A cacica da Retomada do Morro Santana, Porto Alegre (RS), Iracema Gã Té Nascimento, inicialmente, apresentou-se no dialeto próprio: “foi assim que minha mãe disse: a voz dos filhos vai ser diferente a se entender”, referindo-se ao ensinamento da Mãe Terra. Na sequência, afirmou que o ser humano possui os distintos dialetos por constituir partes do planeta. “A mãe Terra, aqui, é um paraíso, só que nós, filhos, não reconhecemos e tentamos destruir. Não poderia, não. Nossas árvores, nossas águas, as sementes e as raízes que comemos, ainda destruímos. Nossos encantados nos deram tudo pronto, a água bem limpinha, era só consumir. E, os filhos, era pra dar as mãos, cantar e rezar fortalecendo um ao outro.”
Ivana Warwick, mulher trans e pastora da Igreja da Comunidade Metropolitana de São Paulo, enfatizou o respeito às diferenças entre todas as pessoas e ao exercício dos seus direitos já conquistados na sociedade brasileira. “Precisamos ir além do diálogo e expor as estruturas e o perigo que representam as tentativas de destruir as diversidades. Precisamos exigir o direito que temos aos nossos corpos, gêneros, sexualidades, espiritualidades, sonhos, nas nossas casas, tocar nos assuntos que nos incomodam e seguir adiante.”

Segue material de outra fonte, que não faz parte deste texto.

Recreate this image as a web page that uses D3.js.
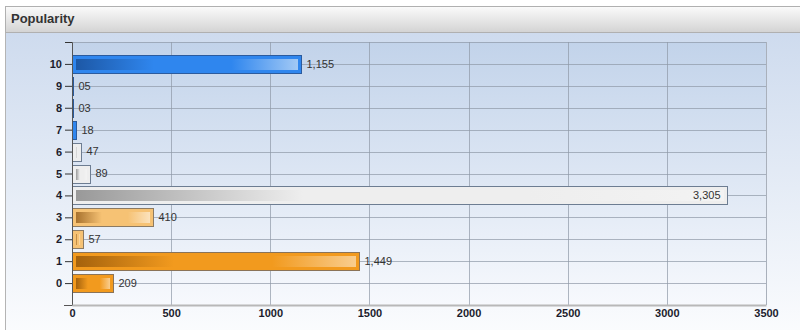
<!DOCTYPE html>
<html>
<head>
<meta charset="utf-8">
<script src="https://cdn.jsdelivr.net/npm/d3@7"></script>
<style>
  html, body { margin: 0; padding: 0; background: #ffffff; }
  svg { display: block; font-family: "Liberation Sans", Arial, sans-serif; }
</style>
</head>
<body>
<div id="chart"></div>
<script>
// Popularity counts per rating category
const categories = [0, 1, 2, 3, 4, 5, 6, 7, 8, 9, 10];
const popularity = [209, 1449, 57, 410, 3305, 89, 47, 18, 3, 5, 1155];
const xTickValues = [0, 500, 1000, 1500, 2000, 2500, 3000, 3500];
const yTickValues = [-1, 0, 1, 2, 3, 4, 5, 6, 7, 8, 9, 10, 11];
const chartTitle = "Popularity";

const W = 800, H = 330;
const plot = { left: 72, right: 766, top: 42, bottom: 305 };

// colour families for the bars
const palette = {
  blue:   { fill: "#2f86ee", stroke: "#2b5b9e", dark: "#1d58a6", light: "#a2c9f5" },
  silver: { fill: "#eeeeee", stroke: "#6d7d92", dark: "#999999", light: "#f3f3f3" },
  peach:  { fill: "#f6c274", stroke: "#8c7a62", dark: "#a8722e", light: "#fbe2bd" },
  orange: { fill: "#f29a1e", stroke: "#8a7358", dark: "#a5620c", light: "#f9cd8e" }
};
const toneOf = c => c >= 7 ? "blue" : c >= 4 ? "silver" : c >= 2 ? "peach" : "orange";

const fmt = d3.format("02,");

const svg = d3.select("#chart").append("svg")
  .attr("width", W).attr("height", H);

const defs = svg.append("defs");

function vGrad(id, top, bottom) {
  const g = defs.append("linearGradient").attr("id", id)
    .attr("x1", 0).attr("y1", 0).attr("x2", 0).attr("y2", 1);
  g.append("stop").attr("offset", 0).attr("stop-color", top);
  g.append("stop").attr("offset", 1).attr("stop-color", bottom);
}
vGrad("hdrGrad", "#fbfbfb", "#d3d3d3");
vGrad("bodyGrad", "#cedbee", "#ffffff");
vGrad("plotGrad", "#c2d3ea", "#f7f9fd");

// panel body + header
svg.append("rect").attr("x", 5.5).attr("y", 32.5).attr("width", W).attr("height", H)
  .attr("fill", "url(#bodyGrad)").attr("stroke", "#b4b4b4");
svg.append("rect").attr("x", 5.5).attr("y", 6.5).attr("width", W).attr("height", 26)
  .attr("fill", "url(#hdrGrad)").attr("stroke", "#b0b0b0");
svg.append("text").attr("x", 11).attr("y", 23)
  .attr("font-size", 13).attr("font-weight", "bold").attr("fill", "#333")
  .text(chartTitle);

const x = d3.scaleLinear().domain([0, 3500]).range([plot.left, plot.right]);
const y = d3.scaleLinear().domain([-1, 11]).range([plot.bottom, plot.top]);

// plot background
svg.append("rect")
  .attr("x", plot.left).attr("y", plot.top)
  .attr("width", plot.right - plot.left).attr("height", plot.bottom - plot.top)
  .attr("fill", "url(#plotGrad)");

// grid
const grid = svg.append("g").attr("stroke", "#8f98a6").attr("stroke-opacity", 0.7)
  .attr("shape-rendering", "crispEdges");
grid.selectAll("line.v").data(xTickValues.filter(v => v > 0)).join("line")
  .attr("class", "v")
  .attr("x1", d => Math.round(x(d)) + 0.5).attr("x2", d => Math.round(x(d)) + 0.5)
  .attr("y1", plot.top).attr("y2", plot.bottom);
grid.selectAll("line.h").data(yTickValues.filter(v => v >= 0)).join("line")
  .attr("class", "h")
  .attr("y1", d => Math.round(y(d)) + 0.5).attr("y2", d => Math.round(y(d)) + 0.5)
  .attr("x1", plot.left).attr("x2", plot.right);

// bars
const barH = 18;
const bars = svg.append("g");
categories.forEach((c, i) => {
  const v = popularity[i];
  const p = palette[toneOf(c)];
  const x0 = Math.round(x(0)) + 0.5;
  const x1 = Math.max(x0 + 1, Math.round(x(v)) + 0.5);
  const yc = y(c);
  const y0 = Math.round(yc - barH / 2) + 0.5;
  const gid = "barGrad" + i;
  const g = defs.append("linearGradient").attr("id", gid)
    .attr("x1", 0).attr("y1", 0).attr("x2", 1).attr("y2", 0);
  g.append("stop").attr("offset", 0).attr("stop-color", p.dark);
  g.append("stop").attr("offset", 0.35).attr("stop-color", p.fill);
  g.append("stop").attr("offset", 0.7).attr("stop-color", p.fill);
  g.append("stop").attr("offset", 1).attr("stop-color", p.light);

  bars.append("rect")
    .attr("x", x0).attr("y", y0)
    .attr("width", x1 - x0).attr("height", barH)
    .attr("fill", p.fill).attr("stroke", p.stroke);
  const w = x1 - x0;
  if (w > 7) {
    bars.append("rect")
      .attr("x", x0 + 3.5).attr("y", y0 + 3.5)
      .attr("width", w - 7).attr("height", barH - 7)
      .attr("fill", `url(#${gid})`);
  }

  const label = bars.append("text")
    .attr("y", yc).attr("dy", "0.35em")
    .attr("font-size", 11).attr("fill", "#333")
    .text(fmt(v));
  const tw = label.node().getComputedTextLength();
  if (x1 + 5 + tw > plot.right - 10) {
    label.attr("x", x1 - 7).attr("text-anchor", "end");
  } else {
    label.attr("x", x1 + 5);
  }
});

// axes
const yAxis = svg.append("g").attr("transform", `translate(${plot.left},0)`)
  .call(d3.axisLeft(y).tickValues(yTickValues).tickSize(7).tickPadding(3)
    .tickFormat(d => (d >= 0 && d <= 10) ? d : ""));
yAxis.select(".domain").attr("stroke", "#555");
yAxis.selectAll(".tick line").attr("stroke", "#333");
yAxis.selectAll("text").attr("font-size", 11).attr("font-weight", "bold")
  .attr("fill", "#1c1c2c").attr("font-family", "Liberation Sans, Arial, sans-serif");

const xAxis = svg.append("g").attr("transform", `translate(0,${plot.bottom})`)
  .call(d3.axisBottom(x).tickValues(xTickValues).tickSize(0).tickPadding(4)
    .tickFormat(d3.format("d")));
xAxis.select(".domain").attr("stroke", "#b8b8b8").attr("stroke-width", 2);
xAxis.selectAll("text").attr("font-size", 11).attr("font-weight", "bold")
  .attr("fill", "#1c1c2c").attr("font-family", "Liberation Sans, Arial, sans-serif");
// redraw the lowest y tick over the x domain line
svg.append("line").attr("x1", plot.left - 8).attr("x2", plot.left)
  .attr("y1", plot.bottom + 0.5).attr("y2", plot.bottom + 0.5)
  .attr("stroke", "#555");
// right plot border
svg.append("line").attr("x1", plot.right + 0.5).attr("x2", plot.right + 0.5)
  .attr("y1", plot.top).attr("y2", plot.bottom).attr("stroke", "#a9b0bb");
</script>
</body>
</html>
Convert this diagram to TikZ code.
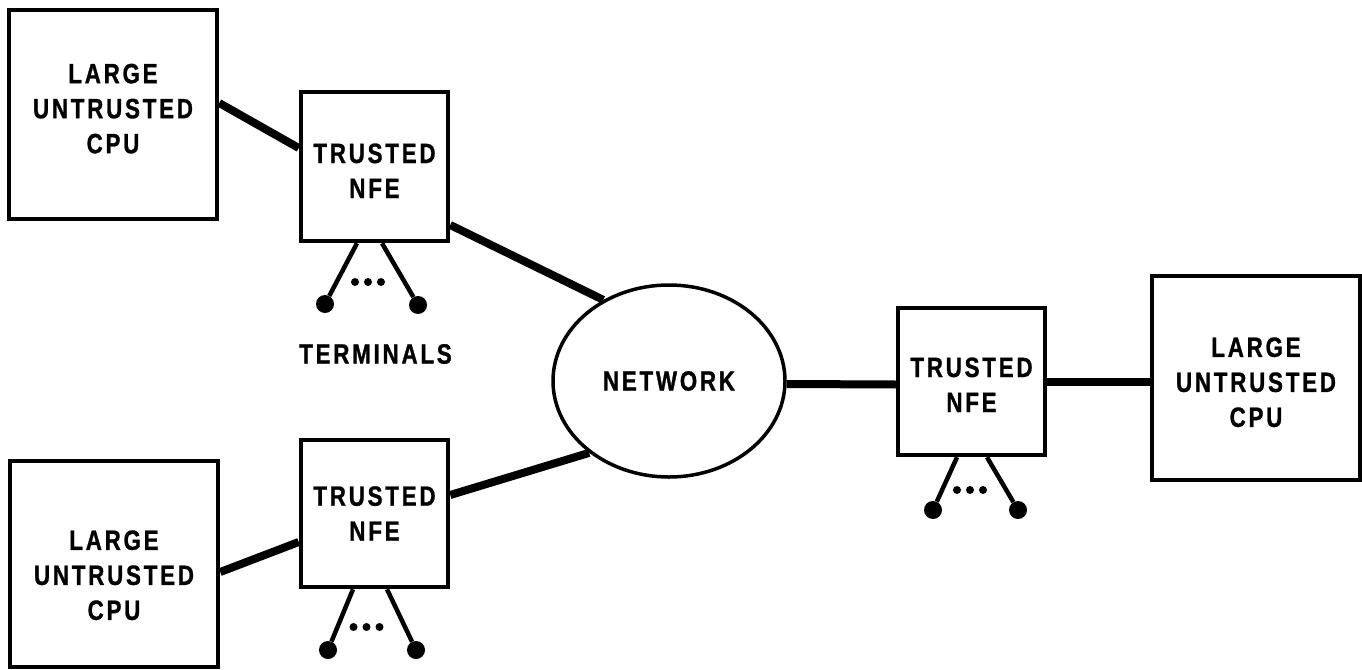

Babá Phil de Xangô Agandjú Ibeji, autoridade de matriz africana, afirmou que o diálogo precisa ser constante e que, além de tolerar, é necessário compreender. “Derrubamos preconceitos formando conceitos, e isso só é possível a partir da vivência. É preciso cada matriz religiosa conhecer a outra, ter abertura para experimentar a prática do outro. Somos todos irmãos.”
Eduardo José Santana de Araujo, professor, muçulmano, membro de fóruns sobre diversidade religiosa e igualdade racial, e coordenador do Centro Cultural Islâmico em Recife, defendeu que os participantes persistam irmanados para haver o diálogo e a compreensão mútuas. Ele acredita que as religiões e crenças são como um alicerce para tornar a sociedade mais lúcida. “Façamos com que os ensinamentos das nossas crenças e religiões estejam presentes nas vidas de todos.”
Nos intervalos das mesas aconteceram oficinas de malas gigantes, dança, eventos musicais e venda de produtos orgânicos produzidos pelo MST.